Unlike single-table UPDATE statements, the MySQL Optimizer will use all available optimizations for multi-table UPDATE statements. This means that by rewriting the query as follows, the semi-join optimizations will apply:
UPDATE part, (SELECT 1) dummy 
SET p_retailprice = p_retailprice*1.10
WHERE p_partkey IN 
     (SELECT ps_partkey 
      FROM partsupp JOIN supplier 
      ON ps_suppkey = s_suppkey 
      WHERE s_nationkey = 4);

Notice the extra dummy table in the first line. Here is what happens when I execute the single-table and multi-table variants on a DBT-3 database (scale factor 1):

mysql> UPDATE part SET p_retailprice = p_retailprice*1.10 WHERE p_partkey IN (SELECT ps_partkey FROM partsupp JOIN supplier ON ps_suppkey = s_suppkey WHERE s_nationkey = 4);
Query OK, 31097 rows affected, 28003 warnings (2.63 sec)
Rows matched: 31097  Changed: 31097  Warnings: 28003

mysql> ROLLBACK;
Query OK, 0 rows affected (0.20 sec)

mysql> UPDATE part, (SELECT 1) dummy SET p_retailprice = p_retailprice*1.10 WHERE p_partkey IN (SELECT ps_partkey FROM partsupp JOIN supplier ON ps_suppkey = s_suppkey WHERE s_nationkey = 4); 
Query OK, 31097 rows affected, 28003 warnings (0.40 sec)
Rows matched: 31097  Changed: 31097  Warnings: 28003

As you can see, execution time is reduced from 2.63 seconds to 0.40 seconds by using this trick. (I had executed both statements several times before, so the reported execution times are for a steady state with all accessed data in memory.)

Multi-Table DELETE

The same trick can be used for DELETE statements.

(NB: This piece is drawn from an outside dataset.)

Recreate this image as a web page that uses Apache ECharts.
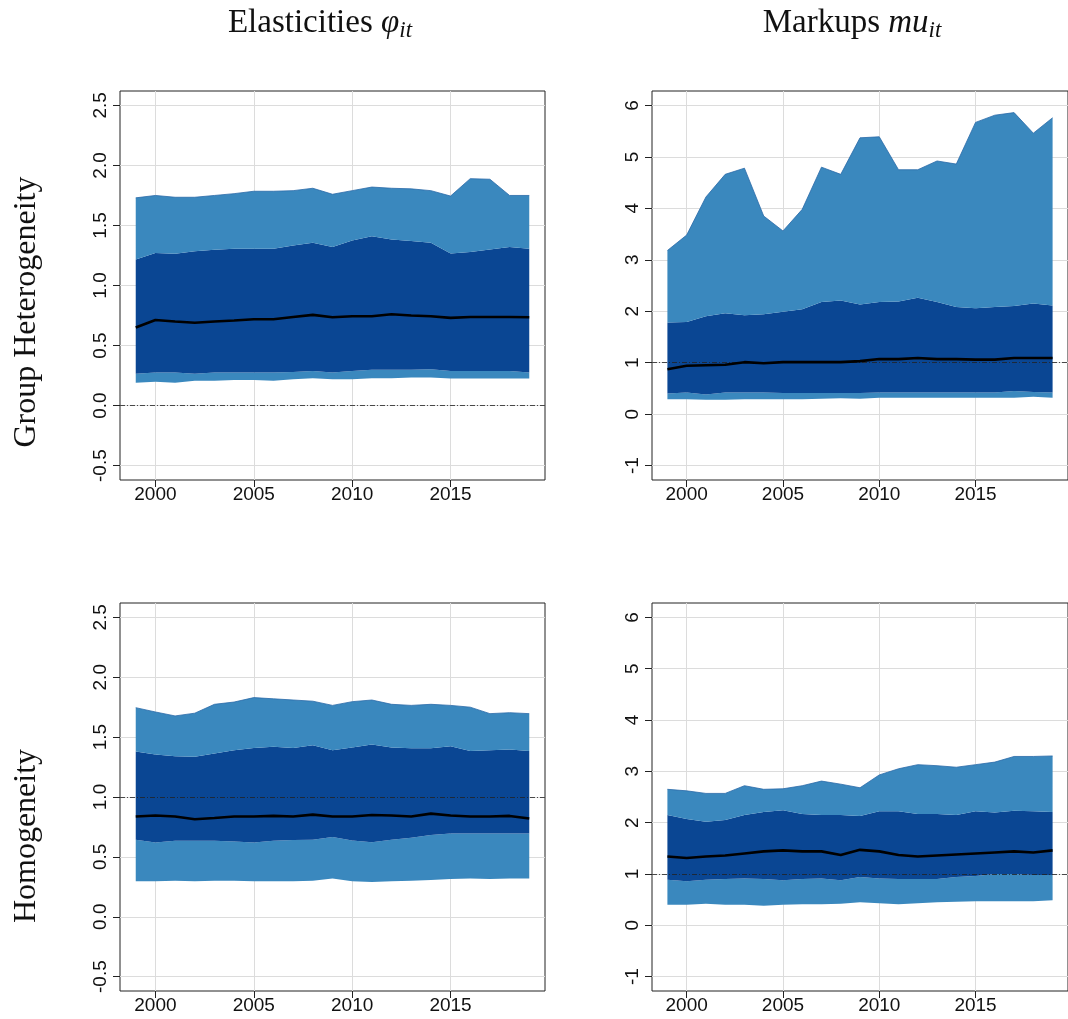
<!DOCTYPE html>
<html>
<head>
<meta charset="utf-8">
<script src="https://cdn.jsdelivr.net/npm/echarts@6/dist/echarts.min.js"></script>
<style>
html,body{margin:0;padding:0;background:#fff;}
#chart{width:1068px;height:1019px;}
</style>
</head>
<body>
<div id="chart"></div>
<script>
// ---------- DATA ----------
const years = [1999,2000,2001,2002,2003,2004,2005,2006,2007,2008,2009,2010,2011,2012,2013,2014,2015,2016,2017,2018,2019];

const xTicks = [2000, 2005, 2010, 2015];
const yTicksElast = [-0.5, 0, 0.5, 1, 1.5, 2, 2.5];
const yTicksMarkup = [-1, 0, 1, 2, 3, 4, 5, 6];

const colTitles = ['Elasticities', 'Markups'];
const rowTitles = ['Group Heterogeneity', 'Homogeneity'];

// Group heterogeneity - elasticities
const ghElastOuterLo = [0.19,0.198,0.19,0.206,0.206,0.212,0.212,0.206,0.22,0.228,0.22,0.22,0.228,0.228,0.234,0.234,0.226,0.226,0.226,0.226,0.226];
const ghElastInnerLo = [0.265,0.276,0.276,0.265,0.276,0.276,0.276,0.276,0.28,0.287,0.276,0.287,0.298,0.298,0.298,0.303,0.287,0.287,0.287,0.287,0.276];
const ghElastMedian  = [0.65,0.713,0.70,0.69,0.70,0.708,0.719,0.719,0.738,0.755,0.735,0.744,0.744,0.76,0.75,0.744,0.73,0.738,0.738,0.738,0.735];
const ghElastInnerUp = [1.217,1.27,1.265,1.285,1.298,1.306,1.306,1.306,1.334,1.356,1.32,1.375,1.41,1.384,1.37,1.356,1.267,1.28,1.30,1.32,1.306];
const ghElastOuterUp = [1.73,1.75,1.735,1.735,1.75,1.765,1.785,1.785,1.79,1.81,1.76,1.79,1.82,1.81,1.805,1.79,1.745,1.89,1.885,1.75,1.75];

// Group heterogeneity - markups
const ghMarkOuterLo = [0.29,0.29,0.28,0.28,0.29,0.29,0.29,0.29,0.30,0.31,0.30,0.32,0.32,0.32,0.32,0.32,0.32,0.32,0.32,0.34,0.32];
const ghMarkInnerLo = [0.40,0.42,0.38,0.42,0.42,0.42,0.41,0.41,0.41,0.41,0.41,0.42,0.42,0.42,0.42,0.42,0.42,0.42,0.45,0.43,0.42];
const ghMarkMedian  = [0.874,0.94,0.95,0.96,1.01,0.99,1.01,1.01,1.01,1.01,1.03,1.07,1.07,1.09,1.07,1.07,1.06,1.06,1.09,1.09,1.09];
const ghMarkInnerUp = [1.78,1.79,1.90,1.96,1.92,1.94,1.99,2.04,2.18,2.21,2.13,2.18,2.19,2.26,2.18,2.08,2.06,2.08,2.10,2.15,2.11];
const ghMarkOuterUp = [3.18,3.48,4.22,4.66,4.78,3.85,3.56,3.98,4.80,4.66,5.37,5.39,4.75,4.75,4.92,4.86,5.67,5.81,5.86,5.46,5.76];

// Homogeneity - elasticities
const hoElastOuterLo = [0.296,0.296,0.30,0.296,0.30,0.30,0.296,0.296,0.296,0.30,0.32,0.296,0.29,0.296,0.30,0.307,0.315,0.32,0.315,0.32,0.32];
const hoElastInnerLo = [0.643,0.62,0.634,0.634,0.634,0.629,0.62,0.634,0.64,0.643,0.667,0.637,0.623,0.643,0.66,0.682,0.695,0.695,0.695,0.695,0.695];
const hoElastMedian  = [0.837,0.845,0.837,0.814,0.825,0.837,0.837,0.842,0.837,0.853,0.837,0.837,0.85,0.845,0.837,0.861,0.845,0.837,0.837,0.842,0.82];
const hoElastInnerUp = [1.38,1.355,1.34,1.336,1.363,1.39,1.41,1.419,1.41,1.433,1.39,1.413,1.438,1.413,1.408,1.408,1.424,1.385,1.39,1.397,1.385];
const hoElastOuterUp = [1.746,1.71,1.677,1.70,1.774,1.793,1.83,1.82,1.81,1.80,1.765,1.796,1.81,1.774,1.765,1.774,1.765,1.75,1.696,1.704,1.696];

// Homogeneity - markups
const hoMarkOuterLo = [0.40,0.40,0.42,0.40,0.40,0.38,0.40,0.41,0.41,0.42,0.45,0.43,0.41,0.43,0.45,0.46,0.47,0.47,0.47,0.47,0.49];
const hoMarkInnerLo = [0.89,0.86,0.89,0.90,0.91,0.90,0.88,0.90,0.91,0.88,0.94,0.91,0.90,0.90,0.90,0.94,0.96,1.00,1.00,0.98,0.98];
const hoMarkMedian  = [1.34,1.31,1.34,1.36,1.40,1.44,1.46,1.44,1.44,1.37,1.47,1.44,1.37,1.34,1.36,1.38,1.40,1.42,1.44,1.42,1.46];
const hoMarkInnerUp = [2.15,2.07,2.02,2.05,2.15,2.21,2.24,2.17,2.15,2.15,2.13,2.22,2.22,2.17,2.17,2.15,2.22,2.20,2.23,2.22,2.21];
const hoMarkOuterUp = [2.65,2.62,2.57,2.57,2.72,2.65,2.66,2.72,2.81,2.75,2.68,2.93,3.05,3.13,3.11,3.08,3.13,3.18,3.29,3.29,3.30];

const refLines = [0, 1, 1, 1];

// ---------- STYLE ----------
const LIGHT = '#3a88be';
const DARK = '#0a4693';
const EDGE = '#2a6aa8';
const GRIDC = '#dcdcdc';
const TICKFONT = 'Liberation Sans, Arial, sans-serif';
const SERIF = 'Liberation Serif, Times New Roman, serif';

const panels = [
  {lo: ghElastOuterLo, ilo: ghElastInnerLo, med: ghElastMedian, iup: ghElastInnerUp, up: ghElastOuterUp, yt: yTicksElast, ymin: -0.62, ymax: 2.62, dec: 1},
  {lo: ghMarkOuterLo, ilo: ghMarkInnerLo, med: ghMarkMedian, iup: ghMarkInnerUp, up: ghMarkOuterUp, yt: yTicksMarkup, ymin: -1.28, ymax: 6.28, dec: 0},
  {lo: hoElastOuterLo, ilo: hoElastInnerLo, med: hoElastMedian, iup: hoElastInnerUp, up: hoElastOuterUp, yt: yTicksElast, ymin: -0.62, ymax: 2.62, dec: 1},
  {lo: hoMarkOuterLo, ilo: hoMarkInnerLo, med: hoMarkMedian, iup: hoMarkInnerUp, up: hoMarkOuterUp, yt: yTicksMarkup, ymin: -1.28, ymax: 6.28, dec: 0}
];

const gridBoxes = [
  {left: 120, top: 91, width: 425, height: 389},
  {left: 652, top: 91, width: 427, height: 389},
  {left: 120, top: 603, width: 425, height: 388},
  {left: 652, top: 603, width: 427, height: 388}
];

const grids = [], xAxes = [], yAxes = [], series = [];

function bandSeries(i, lower, upper, color) {
  const rows = years.map((y, k) => [y, lower[k], upper[k]]);
  return {
    type: 'custom', xAxisIndex: i, yAxisIndex: i, silent: true, animation: false, z: 2,
    data: rows,
    encode: {x: 0, y: [1, 2]},
    renderItem: function (params, api) {
      if (params.dataIndex !== 0) return null;
      const pts = [];
      for (let k = 0; k < rows.length; k++) pts.push(api.coord([rows[k][0], rows[k][2]]));
      for (let k = rows.length - 1; k >= 0; k--) pts.push(api.coord([rows[k][0], rows[k][1]]));
      return {type: 'polygon', shape: {points: pts}, style: {fill: color, stroke: null}};
    }
  };
}

panels.forEach((p, i) => {
  grids.push(Object.assign({show: true, borderColor: '#222', borderWidth: 1, backgroundColor: 'transparent', containLabel: false}, gridBoxes[i]));
  xAxes.push({
    type: 'value', gridIndex: i, min: 1998.2, max: 2019.8,
    axisLine: {show: false, onZero: false},
    axisTick: {show: true, length: 7, customValues: xTicks, lineStyle: {color: '#222', width: 1}},
    axisLabel: {customValues: xTicks, margin: 5, color: '#111', fontSize: 19, fontFamily: TICKFONT, formatter: v => String(v)},
    splitLine: {show: true, lineStyle: {color: GRIDC, width: 1}}
  });
  yAxes.push({
    type: 'value', gridIndex: i, min: p.ymin, max: p.ymax,
    axisLine: {show: false, onZero: false},
    axisTick: {show: true, length: 7, customValues: p.yt, lineStyle: {color: '#222', width: 1}},
    axisLabel: {customValues: p.yt, rotate: 90, margin: 10, color: '#111', fontSize: 19, fontFamily: TICKFONT,
      formatter: v => Number(v).toFixed(p.dec)},
    splitLine: {show: true, lineStyle: {color: GRIDC, width: 1}}
  });
  const pair = arr => years.map((y, k) => [y, arr[k]]);
  series.push(bandSeries(i, p.lo, p.ilo, LIGHT));
  series.push(bandSeries(i, p.ilo, p.iup, DARK));
  series.push(bandSeries(i, p.iup, p.up, LIGHT));
  series.push({type: 'line', xAxisIndex: i, yAxisIndex: i, data: pair(p.up), symbol: 'none', silent: true, animation: false, z: 3,
    lineStyle: {color: EDGE, width: 0.8},
    markLine: {silent: true, symbol: ['none', 'none'], animation: false, z: 5,
      label: {show: false},
      lineStyle: {color: '#222', width: 0.8, type: [5, 2, 1, 2]},
      data: [{yAxis: refLines[i]}]}
  });
  series.push({type: 'line', xAxisIndex: i, yAxisIndex: i, data: pair(p.med), symbol: 'none', silent: true, animation: false, z: 6,
    lineStyle: {color: '#000', width: 2.6}});
});

const richTitle = {
  a: {fontFamily: SERIF, fontSize: 33, lineHeight: 38, verticalAlign: 'middle', fill: '#111'},
  b: {fontFamily: SERIF, fontSize: 33, fontStyle: 'italic', lineHeight: 38, verticalAlign: 'middle', fill: '#111'},
  s: {fontFamily: SERIF, fontSize: 23, fontStyle: 'italic', lineHeight: 23, verticalAlign: 'bottom', fill: '#111'}
};

const graphics = [
  {type: 'text', x: 320, y: 23, style: {text: '{a|' + colTitles[0] + ' }{b|φ}{s|it}', align: 'center', verticalAlign: 'middle', rich: richTitle}},
  {type: 'text', x: 852, y: 23, style: {text: '{a|' + colTitles[1] + ' }{b|mu}{s|it}', align: 'center', verticalAlign: 'middle', rich: richTitle}},
  {type: 'text', x: 27, y: 312, rotation: Math.PI / 2, style: {text: rowTitles[0], font: '32px ' + SERIF, fill: '#111', align: 'center', verticalAlign: 'middle'}},
  {type: 'text', x: 27, y: 836, rotation: Math.PI / 2, style: {text: rowTitles[1], font: '32px ' + SERIF, fill: '#111', align: 'center', verticalAlign: 'middle'}}
];

const chart = echarts.init(document.getElementById('chart'), null, {renderer: 'canvas'});
chart.setOption({
  animation: false,
  backgroundColor: '#fff',
  grid: grids,
  xAxis: xAxes,
  yAxis: yAxes,
  series: series,
  graphic: graphics
});
</script>
</body>
</html>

Instead of the single-table variant,
DELETE FROM part
WHERE p_partkey IN
       (SELECT ps_partkey
        FROM partsupp JOIN supplier
        ON ps_suppkey = s_suppkey
        WHERE s_nationkey = 4);

you can use the equivalent multi-table variant:

DELETE part FROM part
WHERE p_partkey IN
       (SELECT ps_partkey
        FROM partsupp JOIN supplier
        ON ps_suppkey = s_suppkey
        WHERE s_nationkey = 4);

This rewrite gives a similar performance improvement as reported for the above UPDATE statement.